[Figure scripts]
------------
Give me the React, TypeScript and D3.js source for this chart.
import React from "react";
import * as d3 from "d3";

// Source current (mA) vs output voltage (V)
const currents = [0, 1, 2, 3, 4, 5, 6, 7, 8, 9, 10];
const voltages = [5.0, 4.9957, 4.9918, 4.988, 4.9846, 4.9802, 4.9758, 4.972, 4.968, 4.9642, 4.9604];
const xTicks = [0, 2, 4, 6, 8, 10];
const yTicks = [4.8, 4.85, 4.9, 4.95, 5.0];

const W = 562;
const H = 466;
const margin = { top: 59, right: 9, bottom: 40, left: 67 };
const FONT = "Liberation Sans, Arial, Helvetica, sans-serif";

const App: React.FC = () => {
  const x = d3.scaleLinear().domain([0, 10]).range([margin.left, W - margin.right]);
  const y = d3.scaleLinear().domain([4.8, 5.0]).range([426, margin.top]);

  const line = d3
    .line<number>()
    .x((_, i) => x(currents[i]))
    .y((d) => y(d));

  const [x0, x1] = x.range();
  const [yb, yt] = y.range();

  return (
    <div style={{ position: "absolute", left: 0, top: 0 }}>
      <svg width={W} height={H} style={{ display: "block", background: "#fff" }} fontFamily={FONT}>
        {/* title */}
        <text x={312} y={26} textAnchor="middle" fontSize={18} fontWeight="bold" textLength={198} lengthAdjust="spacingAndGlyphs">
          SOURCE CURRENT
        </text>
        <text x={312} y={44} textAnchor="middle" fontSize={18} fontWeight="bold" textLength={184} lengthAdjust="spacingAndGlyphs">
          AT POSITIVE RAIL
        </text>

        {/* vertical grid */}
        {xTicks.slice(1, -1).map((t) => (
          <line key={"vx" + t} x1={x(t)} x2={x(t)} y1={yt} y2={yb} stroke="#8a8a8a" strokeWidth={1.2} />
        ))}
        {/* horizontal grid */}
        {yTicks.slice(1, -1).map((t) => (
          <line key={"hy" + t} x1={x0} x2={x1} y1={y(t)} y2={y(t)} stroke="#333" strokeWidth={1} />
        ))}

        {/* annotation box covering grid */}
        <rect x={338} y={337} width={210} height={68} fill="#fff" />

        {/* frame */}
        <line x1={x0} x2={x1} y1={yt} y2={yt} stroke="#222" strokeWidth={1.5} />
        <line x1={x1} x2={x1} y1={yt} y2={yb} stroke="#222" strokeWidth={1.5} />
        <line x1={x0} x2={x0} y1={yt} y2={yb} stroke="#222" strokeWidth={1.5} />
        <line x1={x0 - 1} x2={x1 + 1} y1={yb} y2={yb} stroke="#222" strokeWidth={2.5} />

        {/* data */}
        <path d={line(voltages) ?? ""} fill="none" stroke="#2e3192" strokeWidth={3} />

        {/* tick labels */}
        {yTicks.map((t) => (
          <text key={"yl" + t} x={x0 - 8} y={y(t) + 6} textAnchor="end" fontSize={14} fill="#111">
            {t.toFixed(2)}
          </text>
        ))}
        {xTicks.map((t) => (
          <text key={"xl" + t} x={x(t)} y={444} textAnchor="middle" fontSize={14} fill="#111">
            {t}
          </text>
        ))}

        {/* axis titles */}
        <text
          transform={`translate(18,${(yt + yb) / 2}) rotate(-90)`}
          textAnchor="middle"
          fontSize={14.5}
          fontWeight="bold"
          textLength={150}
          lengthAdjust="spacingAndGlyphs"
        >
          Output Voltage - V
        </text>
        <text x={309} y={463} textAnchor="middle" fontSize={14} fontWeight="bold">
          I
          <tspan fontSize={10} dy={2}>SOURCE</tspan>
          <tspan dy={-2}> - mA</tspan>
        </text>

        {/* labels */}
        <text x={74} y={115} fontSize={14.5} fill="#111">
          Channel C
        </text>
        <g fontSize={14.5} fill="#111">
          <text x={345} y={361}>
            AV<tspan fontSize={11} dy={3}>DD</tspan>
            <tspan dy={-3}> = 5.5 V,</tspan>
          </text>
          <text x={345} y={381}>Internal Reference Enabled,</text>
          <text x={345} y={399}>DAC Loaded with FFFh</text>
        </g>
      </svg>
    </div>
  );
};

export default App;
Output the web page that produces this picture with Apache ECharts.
------------
**Work to be completed**
Repeat all the entries exactly as given.

**The solution**
Give me the React, TypeScript and D3.js source for this chart.
import React from "react";
import * as d3 from "d3";

// Source current (mA) vs output voltage (V)
const currents = [0, 1, 2, 3, 4, 5, 6, 7, 8, 9, 10];
const voltages = [5.0, 4.9957, 4.9918, 4.988, 4.9846, 4.9802, 4.9758, 4.972, 4.968, 4.9642, 4.9604];
const xTicks = [0, 2, 4, 6, 8, 10];
const yTicks = [4.8, 4.85, 4.9, 4.95, 5.0];

const W = 562;
const H = 466;
const margin = { top: 59, right: 9, bottom: 40, left: 67 };
const FONT = "Liberation Sans, Arial, Helvetica, sans-serif";

const App: React.FC = () => {
  const x = d3.scaleLinear().domain([0, 10]).range([margin.left, W - margin.right]);
  const y = d3.scaleLinear().domain([4.8, 5.0]).range([426, margin.top]);

  const line = d3
    .line<number>()
    .x((_, i) => x(currents[i]))
    .y((d) => y(d));

  const [x0, x1] = x.range();
  const [yb, yt] = y.range();

  return (
    <div style={{ position: "absolute", left: 0, top: 0 }}>
      <svg width={W} height={H} style={{ display: "block", background: "#fff" }} fontFamily={FONT}>
        {/* title */}
        <text x={312} y={26} textAnchor="middle" fontSize={18} fontWeight="bold" textLength={198} lengthAdjust="spacingAndGlyphs">
          SOURCE CURRENT
        </text>
        <text x={312} y={44} textAnchor="middle" fontSize={18} fontWeight="bold" textLength={184} lengthAdjust="spacingAndGlyphs">
          AT POSITIVE RAIL
        </text>

        {/* vertical grid */}
        {xTicks.slice(1, -1).map((t) => (
          <line key={"vx" + t} x1={x(t)} x2={x(t)} y1={yt} y2={yb} stroke="#8a8a8a" strokeWidth={1.2} />
        ))}
        {/* horizontal grid */}
        {yTicks.slice(1, -1).map((t) => (
          <line key={"hy" + t} x1={x0} x2={x1} y1={y(t)} y2={y(t)} stroke="#333" strokeWidth={1} />
        ))}

        {/* annotation box covering grid */}
        <rect x={338} y={337} width={210} height={68} fill="#fff" />

        {/* frame */}
        <line x1={x0} x2={x1} y1={yt} y2={yt} stroke="#222" strokeWidth={1.5} />
        <line x1={x1} x2={x1} y1={yt} y2={yb} stroke="#222" strokeWidth={1.5} />
        <line x1={x0} x2={x0} y1={yt} y2={yb} stroke="#222" strokeWidth={1.5} />
        <line x1={x0 - 1} x2={x1 + 1} y1={yb} y2={yb} stroke="#222" strokeWidth={2.5} />

        {/* data */}
        <path d={line(voltages) ?? ""} fill="none" stroke="#2e3192" strokeWidth={3} />

        {/* tick labels */}
        {yTicks.map((t) => (
          <text key={"yl" + t} x={x0 - 8} y={y(t) + 6} textAnchor="end" fontSize={14} fill="#111">
            {t.toFixed(2)}
          </text>
        ))}
        {xTicks.map((t) => (
          <text key={"xl" + t} x={x(t)} y={444} textAnchor="middle" fontSize={14} fill="#111">
            {t}
          </text>
        ))}

        {/* axis titles */}
        <text
          transform={`translate(18,${(yt + yb) / 2}) rotate(-90)`}
          textAnchor="middle"
          fontSize={14.5}
          fontWeight="bold"
          textLength={150}
          lengthAdjust="spacingAndGlyphs"
        >
          Output Voltage - V
        </text>
        <text x={309} y={463} textAnchor="middle" fontSize={14} fontWeight="bold">
          I
          <tspan fontSize={10} dy={2}>SOURCE</tspan>
          <tspan dy={-2}> - mA</tspan>
        </text>

        {/* labels */}
        <text x={74} y={115} fontSize={14.5} fill="#111">
          Channel C
        </text>
        <g fontSize={14.5} fill="#111">
          <text x={345} y={361}>
            AV<tspan fontSize={11} dy={3}>DD</tspan>
            <tspan dy={-3}> = 5.5 V,</tspan>
          </text>
          <text x={345} y={381}>Internal Reference Enabled,</text>
          <text x={345} y={399}>DAC Loaded with FFFh</text>
        </g>
      </svg>
    </div>
  );
};

export default App;
Output the web page that produces this picture with Apache ECharts.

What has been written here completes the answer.